TASK: Write out all the lines again, precisely as they stand, but without the images.

DATA:
[BEGIN]
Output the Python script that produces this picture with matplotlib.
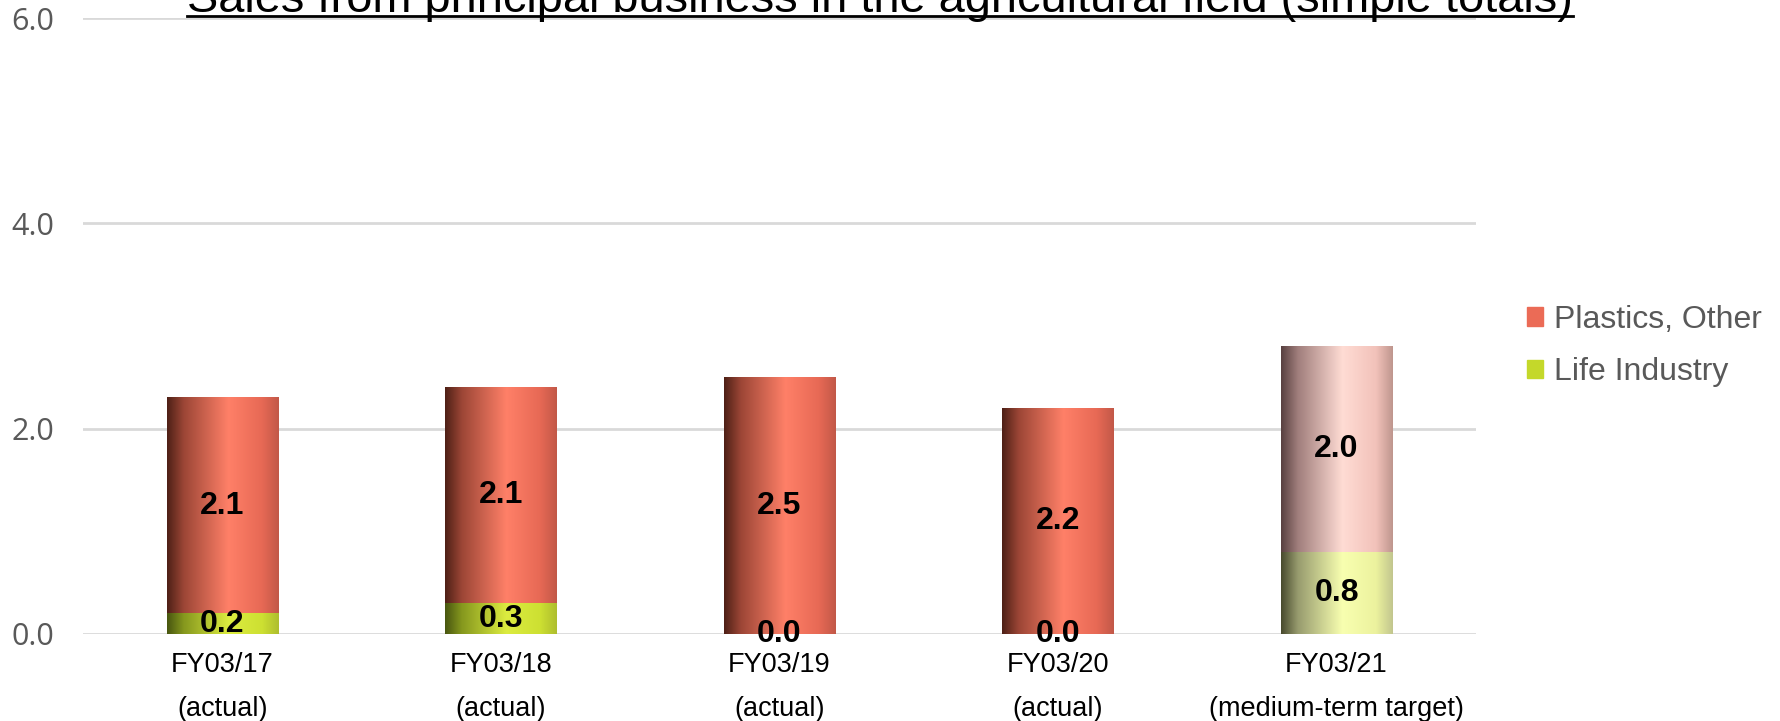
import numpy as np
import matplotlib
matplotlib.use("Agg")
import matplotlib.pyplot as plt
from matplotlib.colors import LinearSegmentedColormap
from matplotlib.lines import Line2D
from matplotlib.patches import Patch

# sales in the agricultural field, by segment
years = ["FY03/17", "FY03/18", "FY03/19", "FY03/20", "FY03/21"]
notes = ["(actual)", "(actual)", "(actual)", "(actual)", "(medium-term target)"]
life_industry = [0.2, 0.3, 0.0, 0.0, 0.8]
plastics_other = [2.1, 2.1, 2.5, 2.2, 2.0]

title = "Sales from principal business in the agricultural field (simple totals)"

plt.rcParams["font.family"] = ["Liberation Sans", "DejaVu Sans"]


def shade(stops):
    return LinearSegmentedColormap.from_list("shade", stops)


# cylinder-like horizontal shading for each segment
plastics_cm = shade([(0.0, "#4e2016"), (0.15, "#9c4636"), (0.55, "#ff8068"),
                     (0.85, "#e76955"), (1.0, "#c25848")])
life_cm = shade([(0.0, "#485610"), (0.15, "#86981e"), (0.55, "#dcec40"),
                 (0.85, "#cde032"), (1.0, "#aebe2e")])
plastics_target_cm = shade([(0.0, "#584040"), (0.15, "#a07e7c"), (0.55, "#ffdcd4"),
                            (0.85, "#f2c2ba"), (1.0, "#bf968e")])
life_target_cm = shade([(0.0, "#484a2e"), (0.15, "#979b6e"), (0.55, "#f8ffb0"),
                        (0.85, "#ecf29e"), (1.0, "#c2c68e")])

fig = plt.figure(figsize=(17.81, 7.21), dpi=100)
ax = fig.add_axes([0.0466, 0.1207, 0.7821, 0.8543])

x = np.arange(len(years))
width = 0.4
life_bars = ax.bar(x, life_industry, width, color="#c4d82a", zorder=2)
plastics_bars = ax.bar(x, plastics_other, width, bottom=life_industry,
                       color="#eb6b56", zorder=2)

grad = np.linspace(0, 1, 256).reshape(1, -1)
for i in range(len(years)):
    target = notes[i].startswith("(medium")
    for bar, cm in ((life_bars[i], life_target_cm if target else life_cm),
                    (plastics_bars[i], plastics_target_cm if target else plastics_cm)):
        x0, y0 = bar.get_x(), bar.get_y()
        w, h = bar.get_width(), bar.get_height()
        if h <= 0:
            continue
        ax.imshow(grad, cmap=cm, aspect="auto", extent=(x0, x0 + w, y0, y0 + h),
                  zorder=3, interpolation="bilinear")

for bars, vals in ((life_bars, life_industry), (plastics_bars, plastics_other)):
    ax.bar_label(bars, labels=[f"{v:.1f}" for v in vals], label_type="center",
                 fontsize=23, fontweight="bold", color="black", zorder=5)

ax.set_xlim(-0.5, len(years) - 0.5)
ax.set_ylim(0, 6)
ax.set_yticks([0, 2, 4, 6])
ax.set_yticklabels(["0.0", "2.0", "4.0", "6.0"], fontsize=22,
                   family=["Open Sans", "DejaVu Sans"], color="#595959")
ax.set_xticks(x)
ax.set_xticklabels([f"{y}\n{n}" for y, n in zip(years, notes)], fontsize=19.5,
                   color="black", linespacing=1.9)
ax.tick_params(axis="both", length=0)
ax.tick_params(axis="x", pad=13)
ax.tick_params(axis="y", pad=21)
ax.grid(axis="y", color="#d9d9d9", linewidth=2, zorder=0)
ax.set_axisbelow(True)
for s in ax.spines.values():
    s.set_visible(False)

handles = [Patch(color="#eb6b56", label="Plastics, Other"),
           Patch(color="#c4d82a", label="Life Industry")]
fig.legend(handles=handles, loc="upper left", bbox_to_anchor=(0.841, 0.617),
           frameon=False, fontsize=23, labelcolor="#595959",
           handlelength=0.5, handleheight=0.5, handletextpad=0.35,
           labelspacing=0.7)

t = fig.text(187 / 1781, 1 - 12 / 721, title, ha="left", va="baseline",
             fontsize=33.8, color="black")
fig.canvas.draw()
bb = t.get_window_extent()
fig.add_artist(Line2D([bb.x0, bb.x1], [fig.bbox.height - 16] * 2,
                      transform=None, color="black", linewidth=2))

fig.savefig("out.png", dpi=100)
[END]
ANSWER BELOW:
Output the Python script that produces this picture with matplotlib.
import numpy as np
import matplotlib
matplotlib.use("Agg")
import matplotlib.pyplot as plt
from matplotlib.colors import LinearSegmentedColormap
from matplotlib.lines import Line2D
from matplotlib.patches import Patch

# sales in the agricultural field, by segment
years = ["FY03/17", "FY03/18", "FY03/19", "FY03/20", "FY03/21"]
notes = ["(actual)", "(actual)", "(actual)", "(actual)", "(medium-term target)"]
life_industry = [0.2, 0.3, 0.0, 0.0, 0.8]
plastics_other = [2.1, 2.1, 2.5, 2.2, 2.0]

title = "Sales from principal business in the agricultural field (simple totals)"

plt.rcParams["font.family"] = ["Liberation Sans", "DejaVu Sans"]


def shade(stops):
    return LinearSegmentedColormap.from_list("shade", stops)


# cylinder-like horizontal shading for each segment
plastics_cm = shade([(0.0, "#4e2016"), (0.15, "#9c4636"), (0.55, "#ff8068"),
                     (0.85, "#e76955"), (1.0, "#c25848")])
life_cm = shade([(0.0, "#485610"), (0.15, "#86981e"), (0.55, "#dcec40"),
                 (0.85, "#cde032"), (1.0, "#aebe2e")])
plastics_target_cm = shade([(0.0, "#584040"), (0.15, "#a07e7c"), (0.55, "#ffdcd4"),
                            (0.85, "#f2c2ba"), (1.0, "#bf968e")])
life_target_cm = shade([(0.0, "#484a2e"), (0.15, "#979b6e"), (0.55, "#f8ffb0"),
                        (0.85, "#ecf29e"), (1.0, "#c2c68e")])

fig = plt.figure(figsize=(17.81, 7.21), dpi=100)
ax = fig.add_axes([0.0466, 0.1207, 0.7821, 0.8543])

x = np.arange(len(years))
width = 0.4
life_bars = ax.bar(x, life_industry, width, color="#c4d82a", zorder=2)
plastics_bars = ax.bar(x, plastics_other, width, bottom=life_industry,
                       color="#eb6b56", zorder=2)

grad = np.linspace(0, 1, 256).reshape(1, -1)
for i in range(len(years)):
    target = notes[i].startswith("(medium")
    for bar, cm in ((life_bars[i], life_target_cm if target else life_cm),
                    (plastics_bars[i], plastics_target_cm if target else plastics_cm)):
        x0, y0 = bar.get_x(), bar.get_y()
        w, h = bar.get_width(), bar.get_height()
        if h <= 0:
            continue
        ax.imshow(grad, cmap=cm, aspect="auto", extent=(x0, x0 + w, y0, y0 + h),
                  zorder=3, interpolation="bilinear")

for bars, vals in ((life_bars, life_industry), (plastics_bars, plastics_other)):
    ax.bar_label(bars, labels=[f"{v:.1f}" for v in vals], label_type="center",
                 fontsize=23, fontweight="bold", color="black", zorder=5)

ax.set_xlim(-0.5, len(years) - 0.5)
ax.set_ylim(0, 6)
ax.set_yticks([0, 2, 4, 6])
ax.set_yticklabels(["0.0", "2.0", "4.0", "6.0"], fontsize=22,
                   family=["Open Sans", "DejaVu Sans"], color="#595959")
ax.set_xticks(x)
ax.set_xticklabels([f"{y}\n{n}" for y, n in zip(years, notes)], fontsize=19.5,
                   color="black", linespacing=1.9)
ax.tick_params(axis="both", length=0)
ax.tick_params(axis="x", pad=13)
ax.tick_params(axis="y", pad=21)
ax.grid(axis="y", color="#d9d9d9", linewidth=2, zorder=0)
ax.set_axisbelow(True)
for s in ax.spines.values():
    s.set_visible(False)

handles = [Patch(color="#eb6b56", label="Plastics, Other"),
           Patch(color="#c4d82a", label="Life Industry")]
fig.legend(handles=handles, loc="upper left", bbox_to_anchor=(0.841, 0.617),
           frameon=False, fontsize=23, labelcolor="#595959",
           handlelength=0.5, handleheight=0.5, handletextpad=0.35,
           labelspacing=0.7)

t = fig.text(187 / 1781, 1 - 12 / 721, title, ha="left", va="baseline",
             fontsize=33.8, color="black")
fig.canvas.draw()
bb = t.get_window_extent()
fig.add_artist(Line2D([bb.x0, bb.x1], [fig.bbox.height - 16] * 2,
                      transform=None, color="black", linewidth=2))

fig.savefig("out.png", dpi=100)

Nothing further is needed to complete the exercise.